Reddit's case is fascinating. Its financials were mediocre by old standards. But it successfully pivoted the conversation to its vast, untapped data trove for AI training. That narrative, combined with modest pricing, got the deal done.
How to Spot a Winning IPO Today
For companies thinking about going public, and for investors looking to participate, the rules of engagement have solidified.
For Companies: The Pre-Flight Checklist
Your financials need to be audit-ready for at least two years. Clean up your cap table. Have a CFO with public company experience. Most importantly, craft a simple, credible story. Can you explain your business to a retiree in Florida in two sentences? If not, go back to the drawing board. The S-1 filing is your first impression—make it clear, not clever.
For Investors: The Due Diligence Filter
Look beyond the headline valuation. Scour the "Risk Factors" section of the prospectus—that's where the real dirt is. Pay close attention to customer concentration, related-party transactions, and the lock-up expiration schedule (when insiders can sell). A subtle red flag I've learned to watch for: excessive adjustments to EBITDA that add back "stock-based compensation" as if it's not a real expense. It is. It dilutes you.
Ask one critical question: Why now? Is the company going public because it's a natural step in its maturation, or because its private investors are desperate for an exit? The latter often leads to poor long-term performance.

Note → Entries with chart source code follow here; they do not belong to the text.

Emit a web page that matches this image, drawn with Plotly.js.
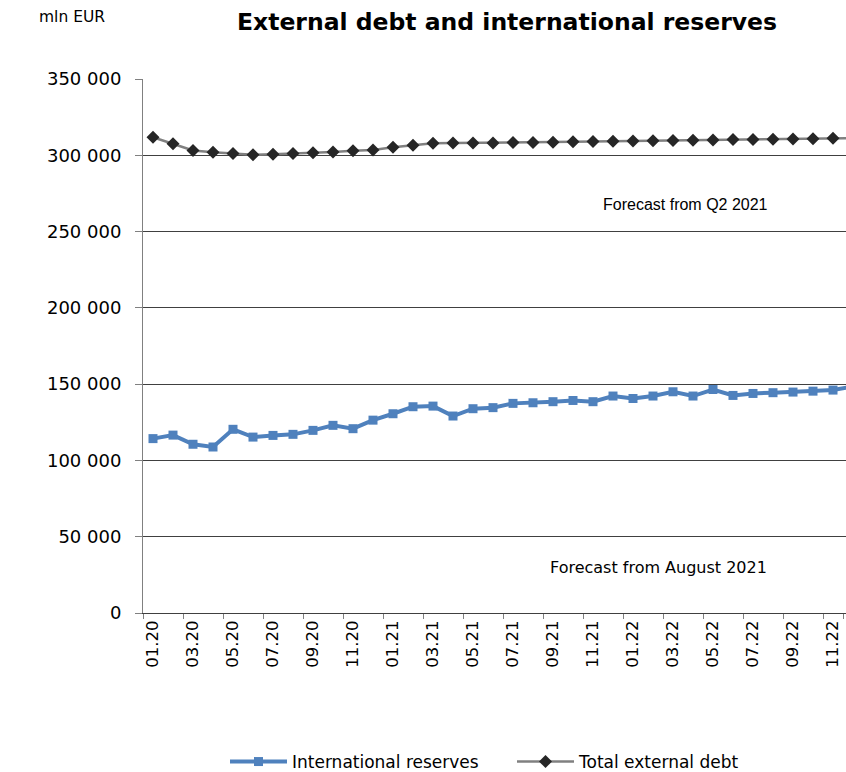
<!DOCTYPE html>
<html>
<head>
<meta charset="utf-8">
<script src="https://cdn.plot.ly/plotly-3.0.1.min.js"></script>
<style>html,body{margin:0;padding:0;background:#fff;}#chart{width:846px;height:772px;}</style>
</head>
<body>
<div id="chart"></div>
<script>
const categories = ['01.20','02.20','03.20','04.20','05.20','06.20','07.20','08.20','09.20','10.20','11.20','12.20',
                    '01.21','02.21','03.21','04.21','05.21','06.21','07.21','08.21','09.21','10.21','11.21','12.21',
                    '01.22','02.22','03.22','04.22','05.22','06.22','07.22','08.22','09.22','10.22','11.22','12.22'];
const tickLabels = ['01.20','03.20','05.20','07.20','09.20','11.20','01.21','03.21','05.21','07.21','09.21','11.21',
                    '01.22','03.22','05.22','07.22','09.22','11.22'];
const internationalReserves = [114300,116600,110600,108800,120400,115300,116400,117100,119700,123000,120800,126400,
                               130600,135200,135600,129100,133900,134600,137400,137800,138500,139300,138500,142200,
                               140600,142200,145000,142200,146500,142600,143900,144400,144800,145400,146100,148500];
const totalExternalDebt = [311800,307500,303100,302000,301100,300300,300700,301100,301600,302200,302900,303500,
                           305300,306600,307900,308000,308100,308000,308300,308400,308600,308800,309000,309200,
                           309300,309500,309700,309900,310100,310300,310400,310500,310700,310900,311200,311300];
const yTicks = [0,50000,100000,150000,200000,250000,300000,350000];

const FONT = 'DejaVu Sans, Verdana, sans-serif';

const traces = [
  {
    x: categories, y: internationalReserves, name: 'International reserves',
    type: 'scatter', mode: 'lines+markers',
    line: {color: '#4F81BD', width: 4},
    marker: {symbol: 'square', size: 9, color: '#4F81BD'}
  },
  {
    x: categories, y: totalExternalDebt, name: 'Total external debt',
    type: 'scatter', mode: 'lines+markers',
    line: {color: '#808080', width: 2.5},
    marker: {symbol: 'diamond', size: 10, color: '#262626'}
  }
];

const layout = {
  width: 846, height: 772,
  margin: {l: 143, r: 0, t: 79, b: 159, pad: 0},
  paper_bgcolor: '#ffffff', plot_bgcolor: '#ffffff',
  separators: '. ',
  font: {family: FONT, color: '#000000'},
  title: {
    text: 'External debt and international reserves',
    font: {family: FONT, size: 23.5, color: '#000000', weight: 'bold'},
    xref: 'container', yref: 'container', x: 507/846, y: 1 - 22/772, xanchor: 'center', yanchor: 'middle'
  },
  xaxis: {
    type: 'category',
    range: [-0.5, 34.65],
    tickmode: 'array', tickvals: tickLabels, ticktext: tickLabels,
    tickson: 'boundaries',
    ticks: 'outside', ticklen: 5, tickcolor: '#808080', tickwidth: 1,
    tickangle: -90,
    tickfont: {family: FONT, size: 16.5, color: '#000000'},
    showgrid: false,
    showline: true, linecolor: '#404040', linewidth: 1,
    zeroline: false, fixedrange: true
  },
  yaxis: {
    range: [0, 350000],
    tickmode: 'array', tickvals: yTicks,
    tickformat: ',d',
    ticks: 'outside', ticklen: 7, tickcolor: '#808080', tickwidth: 1,
    ticklabelstandoff: 10,
    tickfont: {family: FONT, size: 18, color: '#000000'},
    showgrid: true, gridcolor: '#404040', gridwidth: 1,
    showline: true, linecolor: '#808080', linewidth: 1,
    zeroline: false, fixedrange: true
  },
  showlegend: true,
  legend: {
    orientation: 'h',
    xref: 'container', yref: 'container',
    x: 225/846, y: 10/772, xanchor: 'left', yanchor: 'middle',
    itemwidth: 57, entrywidth: 215,
    font: {family: FONT, size: 17, color: '#000000'},
    bgcolor: 'rgba(0,0,0,0)', borderwidth: 0
  },
  annotations: [
    {
      text: 'mln EUR', xref: 'paper', yref: 'paper',
      x: (37-143)/703, y: (613.3-17)/534, xanchor: 'left', yanchor: 'middle',
      showarrow: false, font: {family: FONT, size: 15.5, color: '#000000'}
    },
    {
      text: 'Forecast from Q2 2021', xref: 'paper', yref: 'paper',
      x: (685-143)/703, y: (613.3-205)/534, xanchor: 'center', yanchor: 'middle',
      showarrow: false, font: {family: 'Liberation Sans, Arial, sans-serif', size: 16, color: '#000000'}
    },
    {
      text: 'Forecast from August 2021', xref: 'paper', yref: 'paper',
      x: (658-143)/703, y: (613.3-568)/534, xanchor: 'center', yanchor: 'middle',
      showarrow: false, font: {family: FONT, size: 16, color: '#000000'}
    }
  ]
};

Plotly.newPlot('chart', traces, layout, {displayModeBar: false, staticPlot: true});
</script>
</body>
</html>
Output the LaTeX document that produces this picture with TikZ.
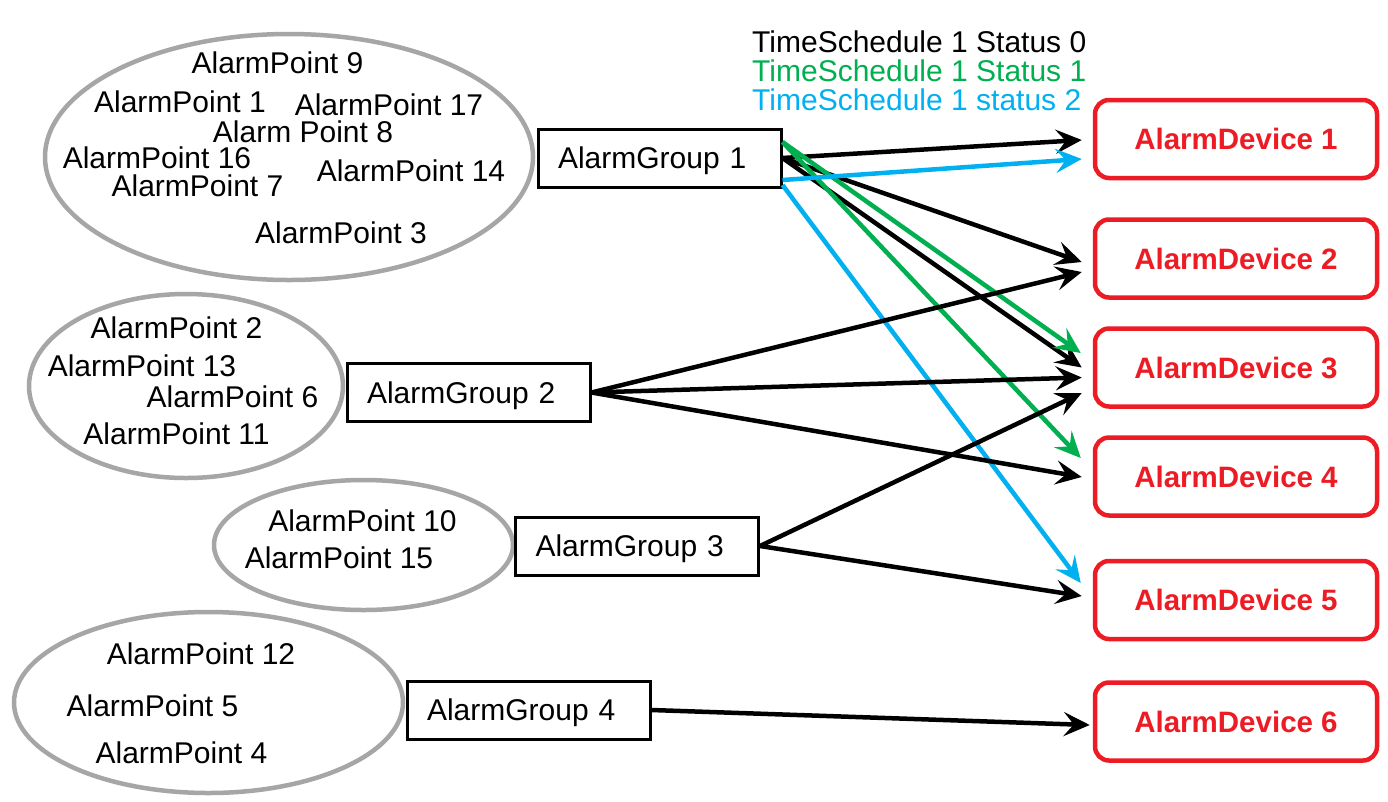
\documentclass[tikz,border=0pt]{standalone}
\usepackage{fontspec}
\setmainfont{Liberation Sans}
\usetikzlibrary{arrows.meta,shapes.geometric,calc}
\definecolor{tsgreen}{HTML}{00B050}
\definecolor{tsblue}{HTML}{00B0F0}
\definecolor{devred}{HTML}{ED1C24}
\definecolor{ellgray}{HTML}{A6A6A6}
\tikzset{
  ptfont/.style={font=\fontsize{30}{36}\selectfont},
  pointlabel/.style={ptfont, inner sep=0pt},
  legendlabel/.style={ptfont, inner sep=0pt, anchor=west},
  pointset/.style={ellipse, draw=ellgray, line width=4.5pt, inner sep=0pt},
  groupbox/.style={draw=black, line width=3pt, ptfont, text width=203pt, align=left,
    inner xsep=20pt, inner ysep=0pt, minimum height=58pt, text height=21.5pt, text depth=0pt},
  devbox/.style={draw=devred, line width=4.5pt, rounded corners=14pt, text=devred,
    font=\fontsize{29.5}{35}\selectfont\bfseries, minimum width=282pt, minimum height=78pt, inner sep=0pt},
  conn/.style={line width=4.5pt, -{Stealth[length=26pt,width=24pt,inset=10pt]}},
}
\begin{document}
\begin{tikzpicture}[x=1pt,y=-1pt]
\useasboundingbox (0,0) rectangle (1388,801);
\fill[white] (0,0) rectangle (1388,801);

% ellipses
\node[pointset, minimum width=488pt, minimum height=246pt] (e1) at (289,157) {};
\node[pointset, minimum width=314pt, minimum height=184pt] (e2) at (186,386) {};
\node[pointset, minimum width=299pt, minimum height=130pt] (e3) at (363.5,545) {};
\node[pointset, minimum width=389pt, minimum height=181pt] (e4) at (208.5,702.5) {};

% alarm points
\node[pointlabel] (p9)  at (277.5,63) {AlarmPoint 9};
\node[pointlabel] (p1)  at (180,102) {AlarmPoint 1};
\node[pointlabel] (p17) at (389,105) {AlarmPoint 17};
\node[pointlabel] (p8)  at (303,132) {Alarm Point 8};
\node[pointlabel] (p16) at (157,158) {AlarmPoint 16};
\node[pointlabel] (p7)  at (197.5,186) {AlarmPoint 7};
\node[pointlabel] (p14) at (411,171) {AlarmPoint 14};
\node[pointlabel] (p3)  at (341,233) {AlarmPoint 3};

\node[pointlabel] (p2)  at (176.5,328) {AlarmPoint 2};
\node[pointlabel] (p13) at (142,366) {AlarmPoint 13};
\node[pointlabel] (p6)  at (232.5,397) {AlarmPoint 6};
\node[pointlabel] (p11) at (176.5,434) {AlarmPoint 11};

\node[pointlabel] (p10) at (362.5,521) {AlarmPoint 10};
\node[pointlabel] (p15) at (339,558) {AlarmPoint 15};

\node[pointlabel] (p12) at (201,654) {AlarmPoint 12};
\node[pointlabel] (p5)  at (152.5,706) {AlarmPoint 5};
\node[pointlabel] (p4)  at (181.5,753) {AlarmPoint 4};

% legend
\node[legendlabel] (l0) at (752,42) {TimeSchedule 1 Status 0};
\node[legendlabel, text=tsgreen] (l1) at (752,71) {TimeSchedule 1 Status 1};
\node[legendlabel, text=tsblue] (l2) at (752,100) {TimeSchedule 1 status 2};

% groups
\node[groupbox] (g1) at (659.5,158) {AlarmGroup 1};
\node[groupbox] (g2) at (468.5,392.5) {AlarmGroup 2};
\node[groupbox] (g3) at (637,546) {AlarmGroup 3};
\node[groupbox] (g4) at (528.5,710) {AlarmGroup 4};

% devices
\node[devbox] (d1) at (1236,139) {AlarmDevice 1};
\node[devbox] (d2) at (1236,258.5) {AlarmDevice 2};
\node[devbox] (d3) at (1236,367.5) {AlarmDevice 3};
\node[devbox] (d4) at (1236,476.5) {AlarmDevice 4};
\node[devbox] (d5) at (1236,600) {AlarmDevice 5};
\node[devbox] (d6) at (1236,721.5) {AlarmDevice 6};

% connectors from group 1
\draw[conn] (g1.east) -- ($(d1.west)+(-11,1)$);
\draw[conn] (g1.east) -- ($(d2.west)+(-11,3.5)$);
\draw[conn] (g1.east) -- ($(d3.west)+(-11,0)$);
\draw[conn, draw=tsgreen, fill=tsgreen] ([yshift=16pt]g1.east) -- ($(d3.west)+(-12,-14.5)$);
\draw[conn, draw=tsgreen, fill=tsgreen] ([yshift=16pt]g1.east) -- ($(d4.west)+(-12,-18.5)$);
\draw[conn, draw=tsblue, fill=tsblue] ([yshift=-22pt]g1.east) -- ($(d1.west)+(-11,20)$);
\draw[conn, draw=tsblue, fill=tsblue] ([yshift=-27pt]g1.east) -- ($(d5.west)+(-12,-17)$);

% group 2
\draw[conn] (g2.east) -- ($(d2.west)+(-11,13.5)$);
\draw[conn] (g2.east) -- ($(d3.west)+(-11,10)$);
\draw[conn] (g2.east) -- ($(d4.west)+(-11,0.5)$);

% group 3
\draw[conn] (g3.east) -- ($(d3.west)+(-11,25.5)$);
\draw[conn] (g3.east) -- ($(d5.west)+(-11,-4)$);

% group 4
\draw[conn] (g4.east) -- ($(d6.west)+(-3,3.5)$);
\end{tikzpicture}
\end{document}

Your Burning IPO Questions Answered
The comeback in IPOs and equity capital markets is real, but it's a comeback with conditions. It rewards substance, patience, and financial discipline. For companies, it's a viable path again if you're prepared. For investors, it's a source of fresh opportunities if you do your homework. This isn't a party; it's a reopening for business. And that, in the long run, is a much healthier sign for the global financial system.